_Goal_
Count how many lines hold the string "matplotlib". Give that number alone.

_Given information_

--- BEGIN ---

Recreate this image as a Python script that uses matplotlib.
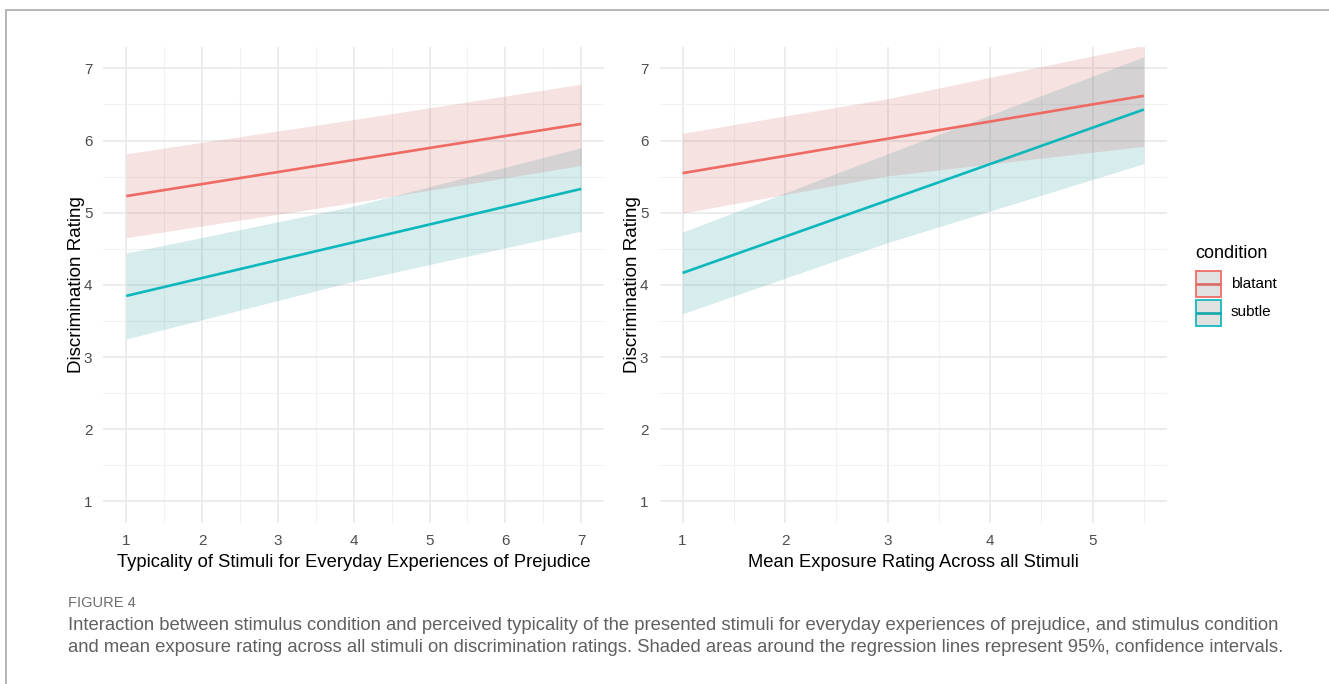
import matplotlib
matplotlib.use("Agg")
import matplotlib.pyplot as plt
from matplotlib.lines import Line2D
from matplotlib.patches import Rectangle

plt.rcParams['font.family'] = ['Liberation Sans', 'DejaVu Sans']

# ---------------- data ----------------
conditions = ["blatant", "subtle"]
line_colors = ["#EE6A62", "#0DB8BC"]
key_line_colors = ["#DA6A64", "#12A8AC"]
band_colors = ["#CE6E6C", "#32A0A5"]

left_x = [1, 4, 7]
left_blatant_fit = [5.23, 5.73, 6.23]
left_blatant_lo = [4.654, 5.14, 5.655]
left_blatant_hi = [5.816, 6.29, 6.78]
left_subtle_fit = [3.847, 4.59, 5.33]
left_subtle_lo = [3.25, 4.05, 4.745]
left_subtle_hi = [4.44, 5.09, 5.90]

right_x = [1, 3, 5.5]
right_blatant_fit = [5.548, 6.025, 6.62]
right_blatant_lo = [4.995, 5.51, 5.92]
right_blatant_hi = [6.10, 6.58, 7.32]
right_subtle_fit = [4.165, 5.17, 6.43]
right_subtle_lo = [3.60, 4.585, 5.68]
right_subtle_hi = [4.73, 5.816, 7.16]

left_xticks = [1, 2, 3, 4, 5, 6, 7]
right_xticks = [1, 2, 3, 4, 5]
yticks = [1, 2, 3, 4, 5, 6, 7]

left_xlabel = "Typicality of Stimuli for Everyday Experiences of Prejudice"
right_xlabel = "Mean Exposure Rating Across all Stimuli"
ylabel = "Discrimination Rating"
legend_title = "condition"
fig_label = "FIGURE 4"
caption_lines = [
    "Interaction between stimulus condition and perceived typicality of the presented stimuli for everyday experiences of prejudice, and stimulus condition",
    "and mean exposure rating across all stimuli on discrimination ratings. Shaded areas around the regression lines represent 95%, confidence intervals.",
]

# ---------------- figure ----------------
W, H = 1329, 684
fig = plt.figure(figsize=(W / 100, H / 100), dpi=100)


def px_axes(x0, x1, y0, y1):
    return fig.add_axes([x0 / W, 1 - y1 / H, (x1 - x0) / W, (y1 - y0) / H])


axL = px_axes(103.5, 604, 46.7, 523)
axR = px_axes(659.5, 1167, 46.7, 523)


def style(ax, xlim, xticks, minor_x, xlabel):
    ax.set_xlim(*xlim)
    ax.set_ylim(0.7, 7.3)
    ax.set_xticks(xticks)
    ax.set_xticks(minor_x, minor=True)
    ax.set_yticks(yticks)
    ax.set_yticks([1.5, 2.5, 3.5, 4.5, 5.5, 6.5], minor=True)
    ax.grid(which='major', color='#EBEBEB', linewidth=1.3, zorder=0)
    ax.grid(which='minor', color='#F1F1F1', linewidth=0.8, zorder=0)
    ax.set_axisbelow(True)
    for s in ax.spines.values():
        s.set_visible(False)
    ax.tick_params(which='both', length=0, labelsize=11, labelcolor='#4D4D4D', pad=8)
    ax.set_xlabel(xlabel, fontsize=13.2, labelpad=4, color='black')
    ax.set_ylabel(ylabel, fontsize=13.5, labelpad=-1, color='black')


style(axL, (0.7, 7.3), left_xticks, [1.5, 2.5, 3.5, 4.5, 5.5, 6.5], left_xlabel)
style(axR, (0.775, 5.725), right_xticks, [1.5, 2.5, 3.5, 4.5, 5.5], right_xlabel)

panels = [
    (axL, left_x, [(left_blatant_fit, left_blatant_lo, left_blatant_hi),
                   (left_subtle_fit, left_subtle_lo, left_subtle_hi)]),
    (axR, right_x, [(right_blatant_fit, right_blatant_lo, right_blatant_hi),
                    (right_subtle_fit, right_subtle_lo, right_subtle_hi)]),
]

for ax, xs, series in panels:
    # bands (subtle first, then blatant on top)
    for i in [1, 0]:
        fit, lo, hi = series[i]
        ax.fill_between(xs, lo, hi, color=band_colors[i], alpha=0.2, linewidth=0, zorder=2)
    for i in [0, 1]:
        fit, lo, hi = series[i]
        ax.plot(xs, fit, color=line_colors[i], linewidth=1.9, zorder=3, solid_capstyle='butt')

# ---------------- legend (manual) ----------------
fig.text(1195 / W, 1 - 254 / H, legend_title, fontsize=13, ha='left', va='center', color='black')
key_tops = [271, 299.5]
for i, name in enumerate(conditions):
    y0 = key_tops[i]
    fig.add_artist(Rectangle((1196 / W, 1 - (y0 + 26) / H), 24.5 / W, 26 / H,
                             transform=fig.transFigure, facecolor='#DEDEDE',
                             edgecolor=line_colors[i], linewidth=1.4, alpha=0.9))
    fig.add_artist(Line2D([1197 / W, 1219.5 / W], [1 - (y0 + 13) / H] * 2,
                          transform=fig.transFigure, color=key_line_colors[i], linewidth=1.9))
    fig.text(1231 / W, 1 - (y0 + 13) / H, name, fontsize=11, ha='left', va='center', color='black')

# ---------------- frame ----------------
fig.add_artist(Line2D([6 / W, 1.0], [1 - 9.5 / H] * 2, transform=fig.transFigure,
                      color='#B5B5B5', linewidth=1.4))
fig.add_artist(Line2D([6 / W] * 2, [1 - 9.5 / H, 0.0], transform=fig.transFigure,
                      color='#B5B5B5', linewidth=1.4))

# ---------------- caption ----------------
cap_font = ['Liberation Sans', 'DejaVu Sans']
fig.text(68 / W, 1 - 603 / H, fig_label, fontsize=10.5, ha='left', va='center',
         color='#6E6E6E', family=cap_font)
fig.text(68 / W, 1 - 625 / H, caption_lines[0], fontsize=13.35, ha='left', va='center',
         color='#606060', family=cap_font)
fig.text(68 / W, 1 - 648 / H, caption_lines[1], fontsize=13.35, ha='left', va='center',
         color='#606060', family=cap_font)

fig.savefig("out.png", dpi=100)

--- END ---

_Expected answer_
6